▸ **EXERCISE AIM**
Write out, word for word, every line from the first one through the line that holds "ax = fig.add_axes([0.0718, 0.1446, 0.885, 0.7324])", and nothing else; skip the pictures.

———

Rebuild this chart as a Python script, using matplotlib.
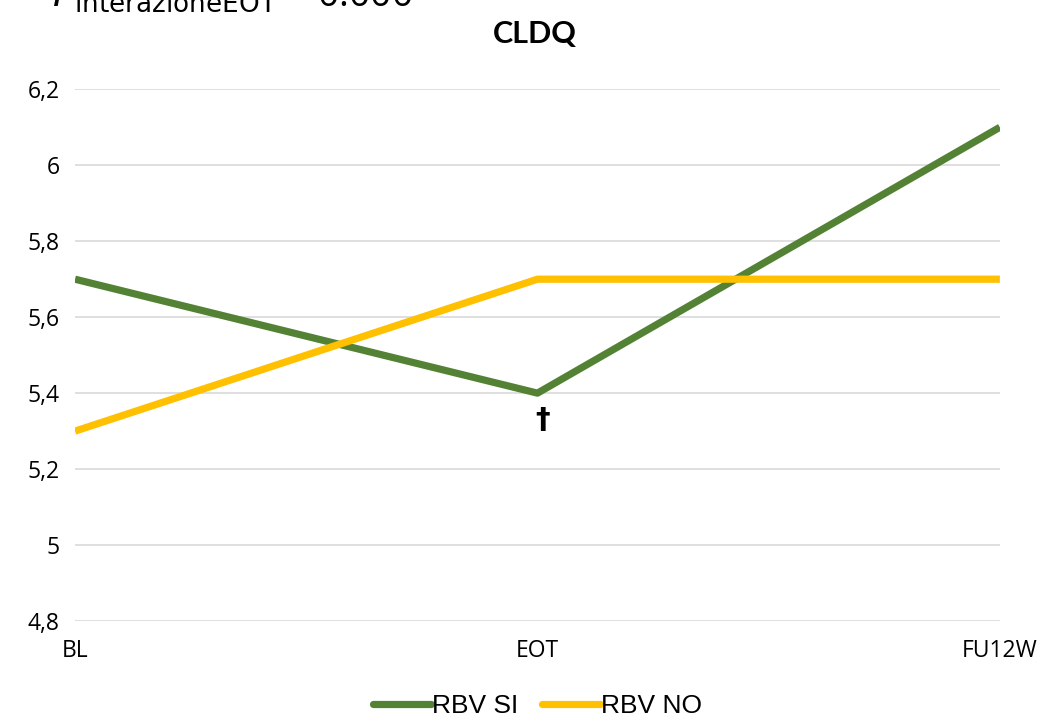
import matplotlib
matplotlib.use("Agg")
from matplotlib import pyplot as plt

categories = ["BL", "EOT", "FU12W"]
rbv_si = [5.7, 5.4, 6.1]
rbv_no = [5.3, 5.7, 5.7]
yticks = [4.8, 5.0, 5.2, 5.4, 5.6, 5.8, 6.0, 6.2]
ytick_labels = ["4,8", "5", "5,2", "5,4", "5,6", "5,8", "6", "6,2"]
dagger_pos = (1.01, 5.33)

fig = plt.figure(figsize=(10.45, 7.26), dpi=100)
ax = fig.add_axes([0.0718, 0.1446, 0.885, 0.7324])

x = list(range(len(categories)))
ax.plot(x, rbv_si, color="#548235", lw=5.2, label="RBV SI", solid_capstyle="butt")
ax.plot(x, rbv_no, color="#FFC000", lw=5.2, label="RBV NO", solid_capstyle="butt")

ax.set_xlim(0, 2)
ax.set_ylim(4.8, 6.2)
ax.set_yticks(yticks)
ax.set_yticklabels(ytick_labels, family="Open Sans", fontsize=16.5)
ax.set_xticks(x)
ax.set_xticklabels(categories, family="Open Sans", fontsize=16.5)
ax.tick_params(length=0, pad=11)
ax.tick_params(axis="x", pad=13)
for s in ax.spines.values():
    s.set_visible(False)
ax.grid(axis="y", color="#d9d9d9", lw=1.2)
ax.set_axisbelow(True)

ax.text(dagger_pos[0], dagger_pos[1], "\u2020", ha="center", va="center", fontsize=21,
        fontweight="bold", family="DejaVu Sans")

fig.text(0.512, 0.953, "CLDQ", ha="center", va="center", fontsize=22, fontweight="bold", family="Lato")
fig.text(0.05, 1.006, r"$\mathit{P}_{\mathrm{interazioneEOT}}$ = 0.000", ha="left", va="center",
         fontsize=27, family="Open Sans")

leg = ax.legend(loc="upper center", bbox_to_anchor=(0.5, -0.093), ncol=2, frameon=False,
                prop={"family": "Liberation Sans", "size": 19}, handlelength=2.2,
                handletextpad=0.05, columnspacing=0.9)
for h in leg.get_lines():
    h.set_solid_capstyle("round")

fig.savefig("out.png", dpi=100)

———

▸ **WRITTEN ANSWER**
Rebuild this chart as a Python script, using matplotlib.
import matplotlib
matplotlib.use("Agg")
from matplotlib import pyplot as plt

categories = ["BL", "EOT", "FU12W"]
rbv_si = [5.7, 5.4, 6.1]
rbv_no = [5.3, 5.7, 5.7]
yticks = [4.8, 5.0, 5.2, 5.4, 5.6, 5.8, 6.0, 6.2]
ytick_labels = ["4,8", "5", "5,2", "5,4", "5,6", "5,8", "6", "6,2"]
dagger_pos = (1.01, 5.33)

fig = plt.figure(figsize=(10.45, 7.26), dpi=100)
ax = fig.add_axes([0.0718, 0.1446, 0.885, 0.7324])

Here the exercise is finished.